However advanced the laboratory technology, and however expert the veterinary practitioner, the critical step in any consultation or veterinary diagnostic test is communicating with the pet owner.
In the treatment of sick and injured animals, the animal’s owner is the veterinary practitioner’s greatest ally. To get the best outcome, for a companion animal or a commercial herd, the owner needs to fully understand what the vet is saying and what they, as continuing carer, are required to do.
48% of those surveyed didn’t feel that annual vaccination was necessary
A recent survey of 2000 cat owners showed that 60% of cat owners understood little or nothing of their cat’s health needs. The impact of this lack of knowledge is revealed in the fact that 48% of those surveyed didn’t feel that annual vaccination was necessary, while 28% didn’t vaccinate their cats all.
Questioned further on why they didn’t understand what their vets told them, the top reasons stated were: too much information given, too many big words used, the vet was too rushed, the vet was distracted by the animal, and no ‘take-away’ message given.

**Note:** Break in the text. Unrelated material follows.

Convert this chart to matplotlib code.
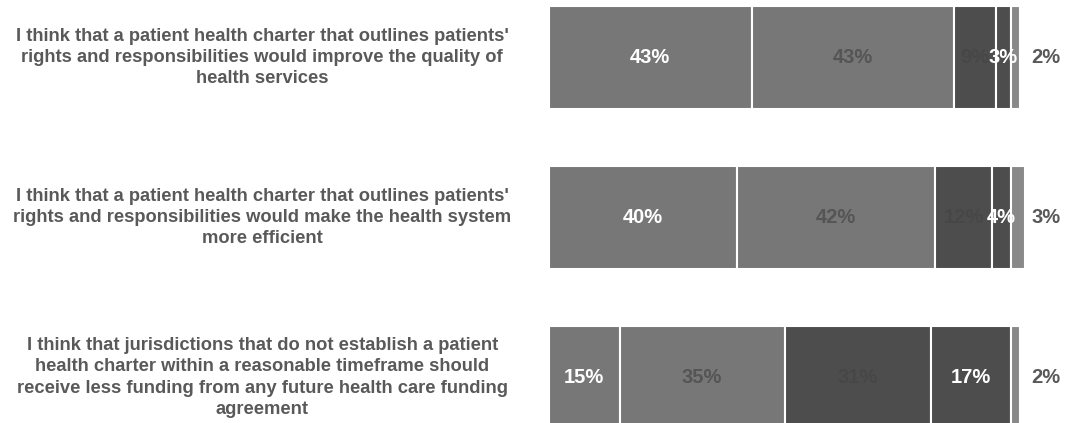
import matplotlib
matplotlib.use("Agg")
import matplotlib.pyplot as plt

plt.rcParams['font.family'] = ['Liberation Sans', 'DejaVu Sans']

categories = [
    "I think that a patient health charter that outlines patients'\nrights and responsibilities would improve the quality of\nhealth services",
    "I think that a patient health charter that outlines patients'\nrights and responsibilities would make the health system\nmore efficient",
    "I think that jurisdictions that do not establish a patient\nhealth charter within a reasonable timeframe should\nreceive less funding from any future health care funding\nagreement",
]
seg1 = [43, 40, 15]
seg2 = [43, 42, 35]
seg3 = [9, 12, 31]
seg4 = [3, 4, 17]
seg5 = [2, 3, 2]
series = [seg1, seg2, seg3, seg4, seg5]

seg_colors = ['#777777', '#777777', '#4d4d4d', '#4d4d4d', '#898989']
label_colors = ['#ffffff', '#555555', '#474747', '#ffffff', '#595959']

W, H = 1087, 423
fig = plt.figure(figsize=(W / 100, H / 100), dpi=100)
left_px, right_px = 549, 1020
ax = fig.add_axes([left_px / W, 0, (right_px - left_px) / W, 1])
spacing = 160.0
ax.set_xlim(0, 100)
ax.set_ylim((H - 57.5) / spacing, -57.5 / spacing)
ax.axis('off')

bar_h = 103 / spacing
for i in range(len(categories)):
    start = 0
    for k, s in enumerate(series):
        v = s[i]
        ax.barh(i, v, left=start, height=bar_h, color=seg_colors[k],
                edgecolor='white', linewidth=1.5, clip_on=False)
        if k < 4:
            ax.text(start + v / 2, i, f"{v}%", ha='center', va='center',
                    fontsize=14.5, fontweight='bold', color=label_colors[k])
        else:
            ax.text(102.4, i, f"{v}%", ha='left', va='center',
                    fontsize=14.5, fontweight='bold', color=label_colors[k],
                    clip_on=False)
        start += v
    ax.text(-60.9, i, categories[i], ha='center', va='center',
            fontsize=13.2, fontweight='bold', color='#595959',
            linespacing=1.32, clip_on=False)

fig.savefig('out.png', dpi=100)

Understanding the vet’s message
Vets have come to rely on accurate, easy-to-read, clear-cut results from the analyses and diagnostic tests carried out in their veterinary laboratories. Veterinary test developers have invested in simple to interpret colour change tests such as the MegaCor FASTest range of diagnostic kits.
Pet owners and keepers are no different to vets in their need to quickly appreciate and trust the outcome of a diagnosis. Most pet owners might not have the specialist veterinary vocabulary. But this doesn’t mean that owners are unwilling or unable to understand the vet’s message when it’s given in the right words and the right language.
Communicating with the pet owner is clearly the key
Like the colour change diagnostic, keeping the message clear and simple is the key. Something visible to look at is also a good way to focus the attention – of the vet as well as the keeper, on the information to be shared. If it’s practical and safe, the keeper could be shown the diagnostic, allowed to handle the X-ray photograph or talked through the printout.
It might be appropriate to talk to the owner in the absence of the pet or other distraction to either party. Perhaps most important is for the vet to pose the question: ‘So what?’ on behalf of the pet owner. Asking: ‘So what does the diagnosis mean for the animal?’ ‘What does it mean for the owner?’ And most importantly: ‘What I, the owner, need to do now?’
The unreadable character of medical doctors’ handwriting has been a standing joke for many years, but not for anyone who’s ever received the wrong prescription. For the vet trying to translate the clear-cut results of a veterinary diagnostic test into clear improvements in an animal’s health and welfare, communicating with the pet owner is clearly the key.